Pythagorasçılardan beri mükemmelliğin, tanrısallığın simgesi olan dairesel hareket anlayışı, Aristoteles’in evren anlayışında da yerini bulmuştur. Ay-üstü âlemin sonunda ise sabit yıldızlar alanı bulunur ki Tanrı’ya yapıca en çok benzeyen varlıkların alanı olduğu için orada en ufak bir değişme bulunmamaktadır.
Aristoteles’e göre doğa, harekete tabi olan maddi yapıların bütününü ifade etmekteydi ve ona göre doğa araştırması, her şeyden önce hareket yasalarının araştırılmasıydı.
Aristoteles’in evren anlayışı Ay-altı âlem, Ay-üstü âlem ve sabit yıldızlar alanı olmak üzere üçe ayrılır. Ay-altı âlem yeryüzüdür ve orada her şey dört elementten yapılmıştır ve doğrusal harekete tabidir.
Ay-üstü âlemdeki gök cisimleri ise esir denen bir maddeden yapılmışlardır ve bu yüzden tanrısal nitelikteki değişmez dairesel harekete tabidir.

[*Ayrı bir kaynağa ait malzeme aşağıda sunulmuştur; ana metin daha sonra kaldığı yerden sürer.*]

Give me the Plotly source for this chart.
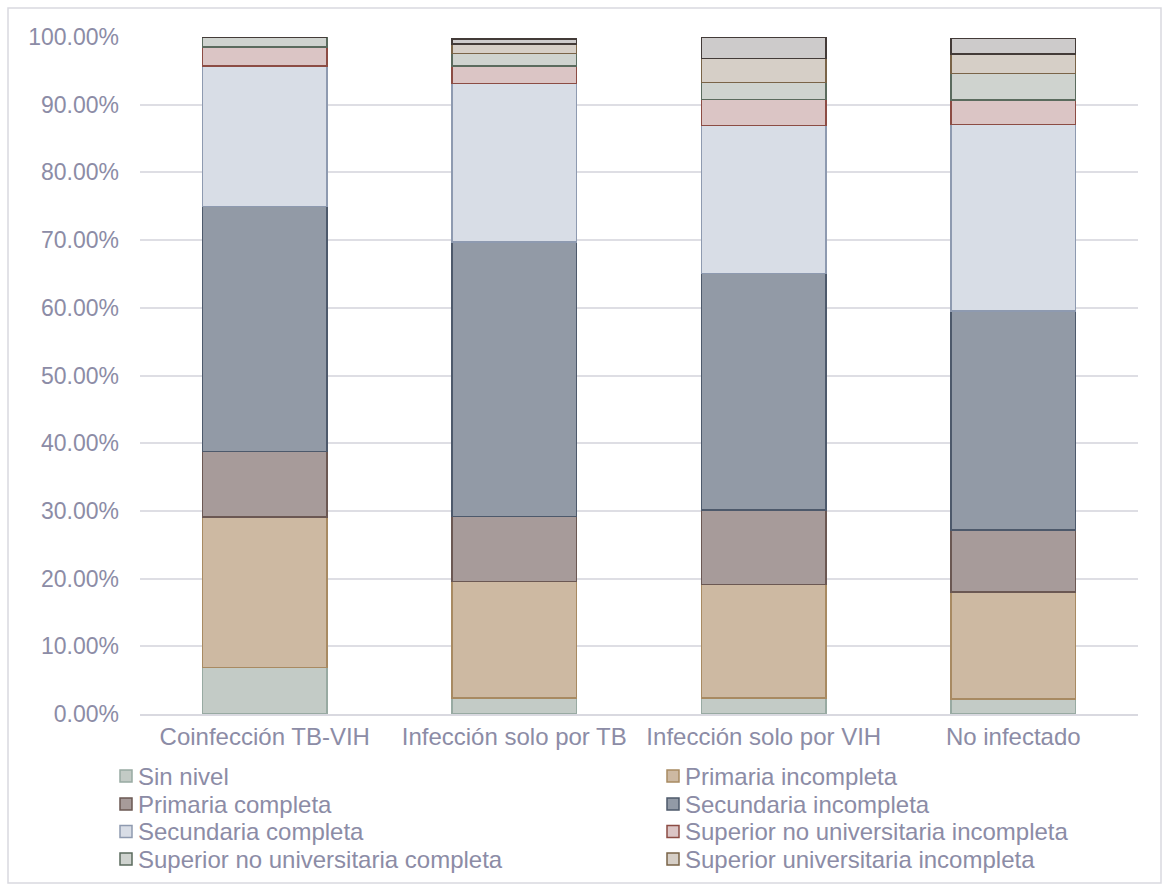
import plotly.graph_objects as go

categories = ["Coinfección TB-VIH", "Infección solo por TB", "Infección solo por VIH", "No infectado"]

sin_nivel = [0.069, 0.024, 0.024, 0.022]
primaria_incompleta = [0.222, 0.172, 0.167, 0.158]
primaria_completa = [0.097, 0.096, 0.110, 0.092]
secundaria_incompleta = [0.362, 0.405, 0.350, 0.323]
secundaria_completa = [0.207, 0.234, 0.218, 0.276]
sup_no_univ_incompleta = [0.028, 0.026, 0.039, 0.036]
sup_no_univ_completa = [0.015, 0.019, 0.025, 0.039]
sup_univ_incompleta = [0.000, 0.014, 0.035, 0.029]
sup_univ_completa = [0.000, 0.007, 0.032, 0.023]

series = [
    ("Sin nivel", sin_nivel, "#c3cbc6", "#98aaa2", True),
    ("Primaria incompleta", primaria_incompleta, "#cdb9a2", "#a88a62", True),
    ("Primaria completa", primaria_completa, "#a79b9a", "#6b5853", True),
    ("Secundaria incompleta", secundaria_incompleta, "#929aa6", "#4d596b", True),
    ("Secundaria completa", secundaria_completa, "#d8dde6", "#8e9ab0", True),
    ("Superior no universitaria incompleta", sup_no_univ_incompleta, "#dbc5c5", "#8c4c44", True),
    ("Superior no universitaria completa", sup_no_univ_completa, "#cfd3cf", "#5b6b5e", True),
    ("Superior universitaria incompleta", sup_univ_incompleta, "#d6cfc7", "#7a6448", True),
    ("Superior universitaria completa", sup_univ_completa, "#cdcbcb", "#433b38", False),
]

W, H = 1163, 884
L, R, T, B = 140, 25, 37, 170
PW, PH = W - L - R, H - T - B


def px(x):
    return (x - L) / PW


def py(y):
    return (H - B - y) / PH


fig = go.Figure()
for name, vals, fill, line, show in series:
    fig.add_trace(go.Bar(
        name=name, x=categories, y=vals,
        marker=dict(color=fill, line=dict(color=line, width=1.5)),
        showlegend=False,
    ))

font_color = "#8c8ca6"

# Legend drawn in two columns, row-wise order
shapes = [dict(
    type="rect", xref="paper", yref="paper",
    x0=px(8), x1=px(1161), y0=py(883), y1=py(8),
    line=dict(color="#d9d9e0", width=1.5), fillcolor="rgba(0,0,0,0)", layer="below",
)]
annotations = []
legend_items = [s for s in series if s[4]]
col_sym_x = [120, 667]
row_y = [776, 804, 831.5, 859]
for i, (name, _vals, fill, line, _show) in enumerate(legend_items):
    r, c = divmod(i, 2)
    sx, cy = col_sym_x[c], row_y[r]
    shapes.append(dict(
        type="rect", xref="paper", yref="paper",
        x0=px(sx), x1=px(sx + 12), y0=py(cy + 6), y1=py(cy - 6),
        line=dict(color=line, width=1.5), fillcolor=fill,
    ))
    annotations.append(dict(
        xref="paper", yref="paper", x=px(sx + 16), y=py(cy),
        xanchor="left", yanchor="middle", showarrow=False,
        text=name, font=dict(size=24, color=font_color),
    ))

fig.update_layout(
    barmode="stack",
    bargap=0.5,
    width=W, height=H,
    margin=dict(l=L, r=R, t=T, b=B, autoexpand=False),
    paper_bgcolor="white",
    plot_bgcolor="white",
    font=dict(family="Liberation Sans, Arial, sans-serif", size=23, color=font_color),
    showlegend=False,
    xaxis=dict(
        showgrid=False, showline=True, linecolor="#d9d9e0", linewidth=2,
        ticks="", tickfont=dict(size=24, color=font_color),
    ),
    yaxis=dict(
        range=[0, 1.0], dtick=0.1, tickformat=".2%",
        showgrid=True, gridcolor="#dedee4", gridwidth=1.5,
        zeroline=False, showline=False, ticks="", ticklen=0,
        ticklabelstandoff=20,
        tickfont=dict(size=23, color=font_color),
    ),
    shapes=shapes,
    annotations=annotations,
)

fig.write_html("out.html")
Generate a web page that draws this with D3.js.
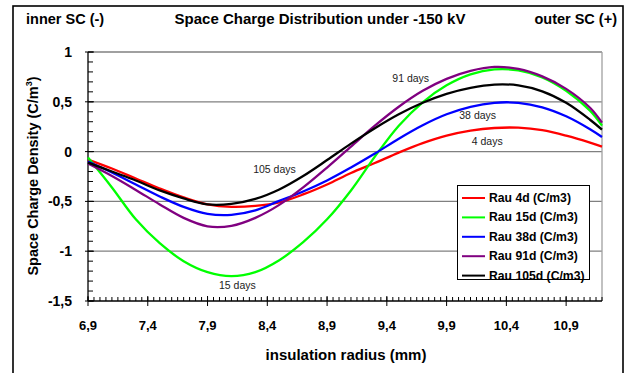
<!DOCTYPE html>
<html>
<head>
<meta charset="utf-8">
<script src="https://cdn.jsdelivr.net/npm/d3@7/dist/d3.min.js"></script>
<style>
  html, body { margin: 0; padding: 0; background: #fff; }
  svg { display: block; font-family: "Liberation Sans", Arial, sans-serif; }
</style>
</head>
<body>
<svg id="chart" width="632" height="373"></svg>
<script>
// Insulation radius (mm) at which each space-charge profile is sampled
const radius = [6.9, 7.1, 7.3, 7.5, 7.7, 7.9, 8.1, 8.3, 8.5, 8.7, 8.9, 9.1, 9.3, 9.5, 9.7, 9.9, 10.1, 10.3, 10.5, 10.7, 10.9, 11.1, 11.2];

// Space charge density (C/m3) after each ageing duration
const rau4d   = [-0.08, -0.17, -0.27, -0.37, -0.46, -0.53, -0.555, -0.545, -0.51, -0.43, -0.33, -0.215, -0.115, -0.01, 0.085, 0.16, 0.21, 0.237, 0.24, 0.215, 0.16, 0.09, 0.05];
const rau15d  = [-0.06, -0.36, -0.68, -0.92, -1.10, -1.21, -1.25, -1.21, -1.09, -0.91, -0.68, -0.39, -0.05, 0.26, 0.495, 0.665, 0.775, 0.825, 0.815, 0.745, 0.61, 0.41, 0.26];
const rau38d  = [-0.10, -0.21, -0.33, -0.45, -0.555, -0.625, -0.635, -0.59, -0.495, -0.40, -0.29, -0.16, -0.02, 0.13, 0.265, 0.375, 0.45, 0.49, 0.49, 0.445, 0.355, 0.225, 0.147];
const rau91d  = [-0.12, -0.245, -0.385, -0.53, -0.665, -0.75, -0.745, -0.665, -0.535, -0.36, -0.16, 0.05, 0.26, 0.45, 0.61, 0.73, 0.81, 0.85, 0.83, 0.755, 0.63, 0.44, 0.29];
const rau105d = [-0.11, -0.20, -0.29, -0.39, -0.47, -0.53, -0.525, -0.475, -0.38, -0.245, -0.085, 0.08, 0.235, 0.375, 0.49, 0.58, 0.64, 0.673, 0.665, 0.605, 0.49, 0.32, 0.22];

const seriesNames  = ["Rau 4d (C/m3)", "Rau 15d (C/m3)", "Rau 38d (C/m3)", "Rau 91d (C/m3)", "Rau 105d (C/m3)"];
const seriesValues = [rau4d, rau15d, rau38d, rau91d, rau105d];
const seriesColors = ["#ff0000", "#00ff00", "#0000ff", "#800080", "#000000"];

// Axis ticks
const xTicks = [6.9, 7.4, 7.9, 8.4, 8.9, 9.4, 9.9, 10.4, 10.9];
const yTicks = [1, 0.5, 0, -0.5, -1, -1.5];

// Curve annotations: text, radius, density
const annotations = [
  ["91 days", 9.6, 0.74],
  ["38 days", 10.16, 0.37],
  ["4 days", 10.24, 0.11],
  ["105 days", 8.46, -0.17],
  ["15 days", 8.15, -1.34]
];

const fmt = v => String(v).replace(".", ",");

const svg = d3.select("#chart");
const plot = { left: 88, right: 602, top: 52, bottom: 301 };

const x = d3.scaleLinear().domain([6.9, 11.2]).range([plot.left, plot.right]);
const y = d3.scaleLinear().domain([-1.5, 1]).range([plot.bottom, plot.top]);

// Outer frame
svg.append("rect")
  .attr("x", 13).attr("y", 6).attr("width", 610).attr("height", 380)
  .attr("fill", "none").attr("stroke", "#000").attr("stroke-width", 1.6);

// Horizontal grid lines and plot border
const gridVals = [1, 0.5, 0, -0.5, -1];
svg.append("g").selectAll("line").data(gridVals).join("line")
  .attr("x1", plot.left).attr("x2", plot.right)
  .attr("y1", d => y(d)).attr("y2", d => y(d))
  .attr("stroke", "#808080").attr("stroke-width", 1.3);
svg.append("line")
  .attr("x1", plot.right).attr("x2", plot.right)
  .attr("y1", plot.top).attr("y2", plot.bottom)
  .attr("stroke", "#a0a0a0").attr("stroke-width", 1.3);

// Y axis: minor ticks every 0.1 pointing inward, major ticks crossing
const yMinor = d3.range(-15, 11).map(i => i / 10);
const yAxisG = svg.append("g");
yAxisG.append("line")
  .attr("x1", plot.left).attr("x2", plot.left)
  .attr("y1", plot.top).attr("y2", plot.bottom)
  .attr("stroke", "#000").attr("stroke-width", 1.3);
yAxisG.selectAll("line.minor").data(yMinor).join("line").attr("class", "minor")
  .attr("x1", plot.left).attr("x2", plot.left + 5)
  .attr("y1", d => y(d)).attr("y2", d => y(d))
  .attr("stroke", "#000").attr("stroke-width", 1);
yAxisG.selectAll("line.major").data(yTicks).join("line").attr("class", "major")
  .attr("x1", plot.left - 3).attr("x2", plot.left + 6)
  .attr("y1", d => y(d)).attr("y2", d => y(d))
  .attr("stroke", "#000").attr("stroke-width", 1);
yAxisG.selectAll("text").data(yTicks).join("text")
  .attr("x", plot.left - 16).attr("y", d => y(d) + 5)
  .attr("text-anchor", "end")
  .attr("font-size", 14).attr("font-weight", "bold")
  .text(d => fmt(d));

// X axis: minor ticks every 0.05 pointing inward, major ticks crossing
const xMinor = d3.range(0, 87).map(i => 6.9 + i * 0.05);
const xAxisG = svg.append("g");
xAxisG.append("line")
  .attr("x1", plot.left).attr("x2", plot.right)
  .attr("y1", plot.bottom).attr("y2", plot.bottom)
  .attr("stroke", "#000").attr("stroke-width", 1.3);
xAxisG.selectAll("line.minor").data(xMinor).join("line").attr("class", "minor")
  .attr("x1", d => x(d)).attr("x2", d => x(d))
  .attr("y1", plot.bottom - 4).attr("y2", plot.bottom)
  .attr("stroke", "#000").attr("stroke-width", 1);
xAxisG.selectAll("line.major").data(xTicks).join("line").attr("class", "major")
  .attr("x1", d => x(d)).attr("x2", d => x(d))
  .attr("y1", plot.bottom - 5).attr("y2", plot.bottom + 5)
  .attr("stroke", "#000").attr("stroke-width", 1);
xAxisG.selectAll("text").data(xTicks).join("text")
  .attr("x", d => x(d)).attr("y", plot.bottom + 29)
  .attr("text-anchor", "middle")
  .attr("font-size", 13).attr("font-weight", "bold")
  .text(d => fmt(d));

// Series curves
const line = d3.line()
  .x((d, i) => x(radius[i]))
  .y(d => y(d))
  .curve(d3.curveCatmullRom.alpha(0.5));

svg.append("g").selectAll("path").data(seriesValues).join("path")
  .attr("d", d => line(d))
  .attr("fill", "none")
  .attr("stroke", (d, i) => seriesColors[i])
  .attr("stroke-width", 2.3);

// Curve annotations
svg.append("g").selectAll("text").data(annotations).join("text")
  .attr("x", d => x(d[1])).attr("y", d => y(d[2]) + 4)
  .attr("text-anchor", "middle")
  .attr("font-size", 10.5).attr("fill", "#222")
  .text(d => d[0]);

// Legend
const lg = svg.append("g");
lg.append("rect")
  .attr("x", 457.5).attr("y", 185.5).attr("width", 132).attr("height", 94)
  .attr("fill", "#fff").attr("stroke", "#000").attr("stroke-width", 1);
seriesNames.forEach((name, i) => {
  const ly = 198 + i * 19.4;
  lg.append("line")
    .attr("x1", 462).attr("x2", 485).attr("y1", ly).attr("y2", ly)
    .attr("stroke", seriesColors[i]).attr("stroke-width", 2);
  lg.append("text")
    .attr("x", 489).attr("y", ly + 4)
    .attr("font-size", 12.2).attr("font-weight", "bold")
    .text(name);
});

// Titles
svg.append("text")
  .attr("x", 320).attr("y", 24).attr("text-anchor", "middle")
  .attr("font-size", 15).attr("font-weight", "bold")
  .text("Space Charge Distribution under -150 kV");
svg.append("text")
  .attr("x", 26).attr("y", 24)
  .attr("font-size", 14.5).attr("font-weight", "bold")
  .text("inner SC (-)");
svg.append("text")
  .attr("x", 617).attr("y", 24).attr("text-anchor", "end")
  .attr("font-size", 14.5).attr("font-weight", "bold")
  .text("outer SC (+)");

// Axis titles
svg.append("text")
  .attr("x", 346).attr("y", 360).attr("text-anchor", "middle")
  .attr("font-size", 15).attr("font-weight", "bold")
  .text("insulation radius (mm)");

const yTitle = svg.append("text")
  .attr("transform", "translate(38,176) rotate(-90)")
  .attr("text-anchor", "middle")
  .attr("font-size", 14.5).attr("font-weight", "bold");
yTitle.append("tspan").text("Space Charge Density (C/m");
yTitle.append("tspan").attr("font-size", 9).attr("dy", -6).text("3");
yTitle.append("tspan").attr("dy", 6).text(")");
</script>
</body>
</html>
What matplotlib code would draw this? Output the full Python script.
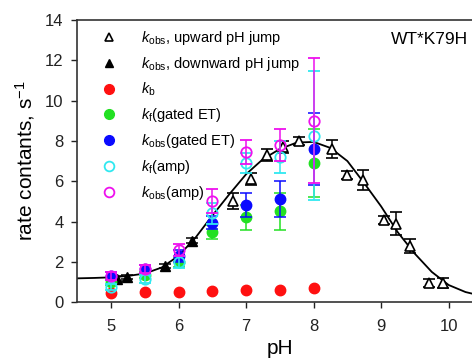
import numpy as np
import matplotlib
matplotlib.use("Agg")
import matplotlib.pyplot as plt
from matplotlib.lines import Line2D

plt.rcParams['font.family'] = ['Liberation Sans', 'DejaVu Sans']
plt.rcParams['mathtext.fontset'] = 'custom'
plt.rcParams['mathtext.rm'] = 'Liberation Sans'
plt.rcParams['mathtext.it'] = 'Liberation Sans:italic'

# fitted curve
fit_ph = [4.5, 4.75, 5.0, 5.25, 5.5, 5.75, 6.0, 6.25, 6.5, 6.75, 7.0, 7.25, 7.5,
          7.75, 8.0, 8.25, 8.5, 8.75, 9.0, 9.25, 9.5, 9.75, 10.0, 10.25, 10.5]
fit_k = [1.18, 1.2, 1.23, 1.3, 1.42, 1.72, 2.3, 3.2, 4.3, 5.35, 6.35, 7.1, 7.6,
         7.92, 7.95, 7.65, 7.0, 5.9, 4.75, 3.45, 2.4, 1.5, 0.85, 0.5, 0.3]

# k_obs, upward pH jump (open triangles)
up_ph = [6.81, 7.07, 7.31, 7.55, 7.78, 8.27, 8.49, 8.73, 9.04, 9.22, 9.43, 9.71, 9.92]
up_k = [5.0, 6.1, 7.3, 7.7, 8.0, 7.6, 6.3, 6.05, 4.07, 3.9, 2.8, 0.94, 0.95]
up_err = [0.4, 0.3, 0.3, 0.3, 0.2, 0.45, 0.2, 0.5, 0.2, 0.57, 0.35, 0.2, 0.25]

# k_obs, downward pH jump (filled triangles)
down_ph = [5.08, 5.23, 5.8, 6.2]
down_k = [1.17, 1.27, 1.8, 3.05]
down_err = [0.12, 0.1, 0.1, 0.12]

# series measured at fixed pH values
ph = [5.0, 5.5, 6.0, 6.5, 7.0, 7.5, 8.0]
kb = [0.45, 0.5, 0.5, 0.55, 0.62, 0.62, 0.72]
kf_gated = [1.0, 1.35, 2.0, 3.5, 4.2, 4.5, 6.9]
kf_gated_err = [0.15, 0.15, 0.25, 0.35, 0.6, 0.9, 1.7]
kobs_gated = [1.3, 1.65, 2.3, 3.95, 4.8, 5.1, 7.6]
kobs_gated_err = [0.2, 0.2, 0.3, 0.3, 0.6, 0.9, 1.8]
kf_amp = [0.75, 1.15, 2.0, 4.4, 6.9, 7.2, 8.25]
kf_amp_err = [0.15, 0.2, 0.3, 0.5, 0.5, 0.8, 3.2]
kobs_amp = [1.3, 1.65, 2.6, 5.0, 7.45, 7.8, 9.0]
kobs_amp_err = [0.2, 0.2, 0.3, 0.6, 0.6, 0.8, 3.1]

red = '#ff1010'
green = '#22e022'
blue = '#0a0aff'
cyan = '#30e8f0'
magenta = '#ee10ee'

fig = plt.figure(figsize=(4.72, 3.64), dpi=100)
ax = fig.add_axes([0.164, 0.170, 0.858, 0.775])

ax.plot(fit_ph, fit_k, color='black', lw=1.3, zorder=2)

ax.errorbar(up_ph, up_k, yerr=up_err, fmt='^', ms=7, mfc='white', mec='black',
            mew=1.2, ecolor='black', elinewidth=1.1, capsize=4, capthick=1.1, zorder=3)
ax.errorbar(down_ph, down_k, yerr=down_err, fmt='^', ms=7, mfc='black', mec='black',
            ecolor='black', elinewidth=1.1, capsize=4, capthick=1.1, zorder=3)

ax.plot(ph, kb, 'o', ms=7.5, color=red, mec=red, zorder=4)
ax.errorbar(ph, kf_gated, yerr=kf_gated_err, fmt='o', ms=7.5, color=green,
            elinewidth=1.1, capsize=4, capthick=1.1, zorder=4)
ax.errorbar(ph, kobs_gated, yerr=kobs_gated_err, fmt='o', ms=7.5, color=blue,
            elinewidth=1.1, capsize=4, capthick=1.1, zorder=5)
ax.errorbar(ph, kf_amp, yerr=kf_amp_err, fmt='o', ms=7.5, color=cyan, mfc='none',
            mew=1.3, elinewidth=1.1, capsize=4, capthick=1.1, zorder=6)
ax.errorbar(ph, kobs_amp, yerr=kobs_amp_err, fmt='o', ms=7.5, color=magenta, mfc='none',
            mew=1.3, elinewidth=1.1, capsize=4, capthick=1.1, zorder=7)

ax.set_xlim(4.5, 10.5)
ax.set_ylim(0, 14)
ax.set_xticks([5, 6, 7, 8, 9, 10])
ax.set_yticks([0, 2, 4, 6, 8, 10, 12, 14])
ax.tick_params(direction='out', labelsize=12, length=4, width=1, colors='#222222')
ax.tick_params(axis='y', pad=6)
ax.tick_params(axis='x', pad=8)
for s in ax.spines.values():
    s.set_linewidth(1.2)
    s.set_color('#333333')

ax.set_xlabel('pH', fontsize=15, labelpad=4)
ax.set_ylabel('rate contants, s$^{-1}$', fontsize=15, labelpad=6)

ax.text(0.965, 0.93, 'WT*K79H', transform=ax.transAxes, ha='right', va='center', fontsize=12.5)

handles = [
    Line2D([], [], ls='none', marker='^', ms=6, mfc='white', mec='black', mew=1.2),
    Line2D([], [], ls='none', marker='^', ms=6, mfc='black', mec='black'),
    Line2D([], [], ls='none', marker='o', ms=7, mfc=red, mec=red),
    Line2D([], [], ls='none', marker='o', ms=7, mfc=green, mec=green),
    Line2D([], [], ls='none', marker='o', ms=7, mfc=blue, mec=blue),
    Line2D([], [], ls='none', marker='o', ms=7, mfc='none', mec=cyan, mew=1.3),
    Line2D([], [], ls='none', marker='o', ms=7, mfc='none', mec=magenta, mew=1.3),
]
labels = [
    r'$k_{\rm obs}$, upward pH jump',
    r'$k_{\rm obs}$, downward pH jump',
    r'$k_{\rm b}$',
    r'$k_{\rm f}$(gated ET)',
    r'$k_{\rm obs}$(gated ET)',
    r'$k_{\rm f}$(amp)',
    r'$k_{\rm obs}$(amp)',
]
ax.legend(handles, labels, loc='upper left', bbox_to_anchor=(0.02, 1.0), frameon=False,
          fontsize=10.5, handletextpad=1.2, labelspacing=0.55, borderaxespad=0.2)

fig.savefig('out.png', dpi=100)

Sabit yıldızlar alanı ise tanrısal olana en yakın alandır ve hareketini doğrudan tanrıdan aldığı için değişmezliğe yakın mükemmellikte bir görünüm sergiler.
Aristoteles’in ortaya koyduğu bu evren tablosu, kendisinden sonraki düşünürleri, özellikle Hristiyan ve Müslüman filozofları esinlemiş, etkisi yüzyıllar boyu süren klasik bir öğretiye dönüşmüştür.
Öyle ki Kopernik ile başlayan bilimsel devrime kadarki neredeyse tüm astronomi çalışmaları bu tabloya az çok sadık kalmış ve Aristotelesçi evren anlayışı, geçerliliği yaklaşık iki bin yıl süren bir paradigma olmuştur.